Even as he serves as vice chairman of grassroots outreach for the National Republican Senatorial Committee, Cruz has maintained close ties to the Senate Conservatives Fund, a political action committee founded by former Senator Jim DeMint, a South Carolina Republican. The fund has helped elect Tea Party-backed senators since 2010, and its incumbent targets for 2014 included Minority Leader Mitch McConnell of Kentucky, who rebuffed the challenge.
The fund and another Washington-based small-government advocacy group, the Club for Growth, were Cruz’s top 2012 financiers. Donors to those groups shipped Cruz $1.7 million of his total $14.5 million haul, according to the Washington-based Center for Responsive Politics.

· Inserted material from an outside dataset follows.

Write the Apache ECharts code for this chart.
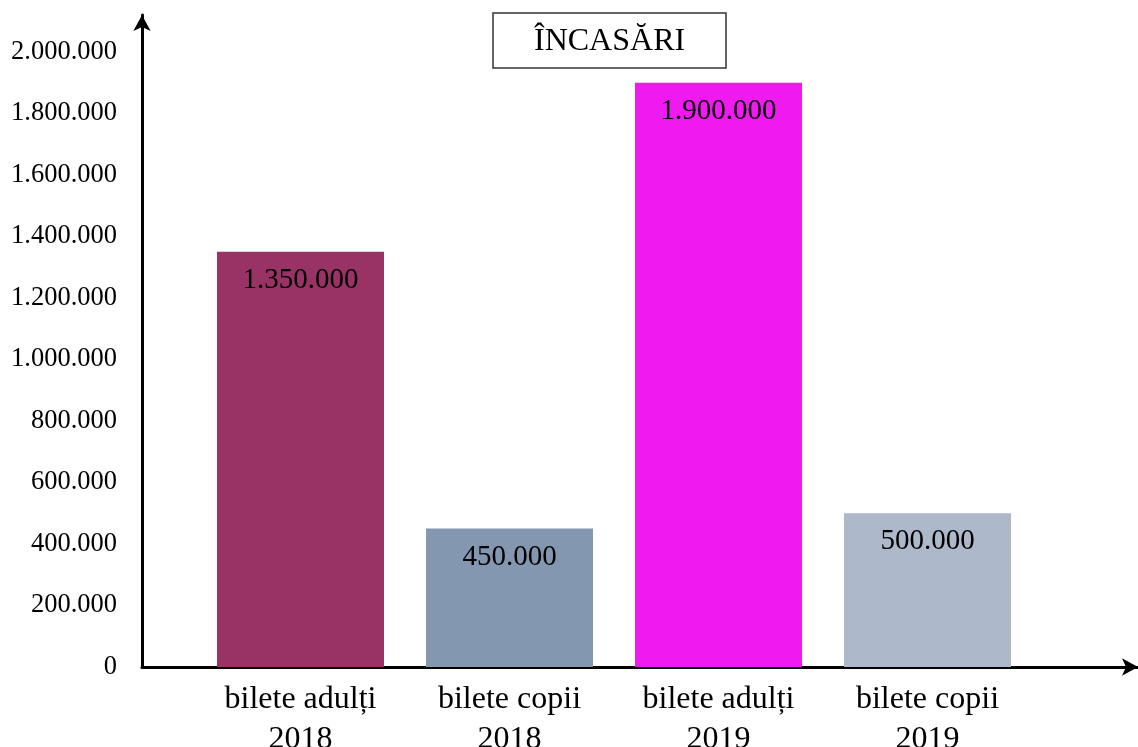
<!DOCTYPE html>
<html>
<head>
<meta charset="utf-8">
<title>Încasări</title>
<script src="https://cdn.jsdelivr.net/npm/echarts@6/dist/echarts.min.js"></script>
<style>
  html, body { margin: 0; padding: 0; background: #fff; }
  #chart { width: 1138px; height: 747px; }
</style>
</head>
<body>
<div id="chart"></div>
<script>
// data
const categories = ['bilete adulți\n2018', 'bilete copii\n2018', 'bilete adulți\n2019', 'bilete copii\n2019']
const values = [1350000, 450000, 1900000, 500000]
const barColors = ['#993366', '#8497b0', '#f01af0', '#adb9ca']
const titleText = 'ÎNCASĂRI'

const serif = "'Liberation Serif', 'Times New Roman', serif"
const yMax = 2120000 // axis line runs a bit past the last label

// 1.350.000 style
const fmt = (v) => String(v).replace(/\B(?=(\d{3})+(?!\d))/g, '.')

const chart = echarts.init(document.getElementById('chart'))

const option = {
  animation: false,
  backgroundColor: '#fff',
  title: {
    text: titleText,
    left: 493,
    top: 13,
    padding: [13, 41, 10, 41],
    borderColor: '#333',
    borderWidth: 1.5,
    textStyle: {
      fontFamily: serif,
      fontSize: 32,
      fontWeight: 'normal',
      color: '#000'
    }
  },
  grid: [
    // axes only
    { left: 142, right: 0, top: 15, bottom: 80, outerBoundsMode: 'none' },
    // bars
    { left: 196, right: 106, top: 15, bottom: 80, outerBoundsMode: 'none' }
  ],
  xAxis: [
    {
      gridIndex: 0,
      type: 'value',
      min: 0,
      max: 1,
      axisLine: {
        show: true,
        symbol: ['none', 'arrow'],
        symbolSize: [13, 16],
        lineStyle: { color: '#000', width: 3 }
      },
      axisTick: { show: false },
      axisLabel: { show: false },
      splitLine: { show: false }
    },
    {
      gridIndex: 1,
      type: 'category',
      data: categories,
      axisLine: { show: false },
      axisTick: { show: false },
      axisLabel: {
        margin: 13,
        fontFamily: serif,
        fontSize: 32,
        lineHeight: 40,
        color: '#000',
        interval: 0
      }
    }
  ],
  yAxis: [
    {
      gridIndex: 0,
      type: 'value',
      min: 0,
      max: yMax,
      interval: 200000,
      axisLine: {
        show: true,
        symbol: ['none', 'arrow'],
        symbolSize: [13, 16],
        lineStyle: { color: '#000', width: 3 }
      },
      axisTick: { show: false },
      splitLine: { show: false },
      axisLabel: {
        margin: 25,
        padding: [4, 0, 0, 0],
        showMaxLabel: false,
        fontFamily: serif,
        fontSize: 26.5,
        color: '#000',
        formatter: fmt
      }
    },
    {
      gridIndex: 1,
      type: 'value',
      min: 0,
      max: yMax,
      show: false
    }
  ],
  series: [
    {
      type: 'bar',
      xAxisIndex: 1,
      yAxisIndex: 1,
      data: values.map((v, i) => ({ value: v, itemStyle: { color: barColors[i] } })),
      barWidth: 167,
      label: {
        show: true,
        position: 'insideTop',
        distance: 14,
        fontFamily: serif,
        fontSize: 29,
        color: '#000',
        formatter: (p) => fmt(p.value)
      }
    }
  ]
}

chart.setOption(option)
window.addEventListener('resize', () => chart.resize())
</script>
</body>
</html>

The two groups provided another $7.1 million in outside advertising to help him win.
Cruz sent out a fundraising appeal today on behalf of the New Hampshire Republican Party accusing Democratic Senator Jeanne Shaheen of being in “lock-step with President Obama to prevent any efforts to finally secure our border or stop President Obama’s amnesty.” Shaheen faces a challenge from former Republican Senator Scott Brown.
During yesterday’s round of party infighting, Texas’s other Republican senator, John Cornyn, tried to take the heat off Cruz by blaming the White House for the failure of Congress to pass legislation addressing the border crisis.
“It doesn’t help when there’s no leadership at the White House and the president is basically disagreeing with his own policymakers about what needs to happen,” said Cornyn, the Republican Senate whip. “So, as usual, nothing happens.”
Cornyn had been trying to gather support for legislation that would reverse a 2008 law requiring that undocumented immigrants from outside Mexico go through a judicial process before being deported.
Advocates for a broad revision of the nation’s immigration laws, passed by the Senate last year, said Cruz is only helping to marginalize the Republican Party in the eyes of Hispanics, the nation’s fastest growing voter bloc. Obama won 71 percent of the votes cast by Hispanics in the 2012 presidential election.
“Ted Cruz is doing everything he can to help himself, not his party, and in so doing he’s turbo-charging the base of the Republican Party and the most conservative members of both the House and Senate,” said Frank Sharry, executive director of America’s Voice, an advocacy group in Washington. “The more Republicans follow him, he’s making sure that Republicans never see the inside of the White House.”